Nasıl mücadele ettiniz onlarla?
***
Hayatta kaç kez ‘Sen oynamasını bilmiyorsun ki’ sözlerini duymuştuk acaba?
Benim değerlendirmem aşağıda.
Siz de anonim bir isimle yorumlarda paylaşabilirsiniz.
16 yaşında başladım ben çalışmaya (Tabi 14-15 yaşlarında anneme eşlik ettiğim işleri saymazsak).
Babam ameliyat sonrası işsiz kalmıştı. Ehliyet alabilmek için az da olsa çalışmam gerekiyordu.
Kasiyerlik yapabileceğime inanıyordum. Bilgisayarın klavyesini kullandığım kadar hızlı kullanabilirdim kasayı. Bir marketin sahibiyle görüştük. Bunu patrona anlatmama rağmen aldı beni kasaba koydu.
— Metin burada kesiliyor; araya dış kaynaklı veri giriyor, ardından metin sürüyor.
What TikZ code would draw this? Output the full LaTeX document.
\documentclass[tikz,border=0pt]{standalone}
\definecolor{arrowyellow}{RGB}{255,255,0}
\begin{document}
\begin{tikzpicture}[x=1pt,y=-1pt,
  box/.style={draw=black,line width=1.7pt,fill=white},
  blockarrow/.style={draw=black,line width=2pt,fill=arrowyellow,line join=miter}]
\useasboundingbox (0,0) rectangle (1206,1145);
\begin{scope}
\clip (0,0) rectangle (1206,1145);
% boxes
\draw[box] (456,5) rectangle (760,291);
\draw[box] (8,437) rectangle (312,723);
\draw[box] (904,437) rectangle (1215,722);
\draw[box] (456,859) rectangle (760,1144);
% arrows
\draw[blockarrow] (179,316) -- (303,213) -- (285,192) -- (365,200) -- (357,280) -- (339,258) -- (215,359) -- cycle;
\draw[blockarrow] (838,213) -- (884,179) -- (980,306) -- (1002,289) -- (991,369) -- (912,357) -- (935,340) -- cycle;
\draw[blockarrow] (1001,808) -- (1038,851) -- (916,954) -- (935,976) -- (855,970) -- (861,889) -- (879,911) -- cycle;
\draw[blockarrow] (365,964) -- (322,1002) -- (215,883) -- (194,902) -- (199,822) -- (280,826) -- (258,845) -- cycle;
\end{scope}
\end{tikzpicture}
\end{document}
“Sen oynamasını bilmiyorsun ki” demişti adeta bana.
Uzun bir süre sonra kasiyerliği layık görse de,
Uzun bir süre güvenmemişti bana.
Güçlü gördüğüm bir yönümü ilk iş hayatımda yıkmıştı.
Taa ki kriz anına kadar.
Acil kasiyere ihtiyaç duyulduğu bir gün hızımı görmüş, görevimi değiştirmişti.
Ben ise ehliyetimi aldıktan sonra bırakmıştım kasiyerliği.
19 yaşındayım.
Telefon hatlarını açtığımız bir şirkette çalışıyorum. Üç gün çalıştığım için bir masam bile yok. O gün kim yoksa onun yerine oturuyorum. Bazen herkes olduğu için oturacak bir yer bulamıyorum. Haftanın beş günü çalışsam aynı haklara sahip olacak, aynı değeri göreceğim. Ama çalışmıyorum. Çalışmadığım için de hak etmiyorum(!)
20 yaşındayım.
Bir anaokulunda çalışıyorum. Manen büyük bir çöküş yaşadığım bir dönem olduğu için detayları pek hatırlamıyorum.
24-25 yaşlarındayım.
Üniversite öğrencisiyim.
Yanısıra haber yazıyor, yazdığım haberler karşılığında cüzi bir ücret alıyorum.
Haberlerin yanında fotoğraf da gönderiyorum.
İnsanlar çektikleri fotoğrafları bile satarken ben ‘Bu benim hobim’ diyerek kandırıyorum kendimi.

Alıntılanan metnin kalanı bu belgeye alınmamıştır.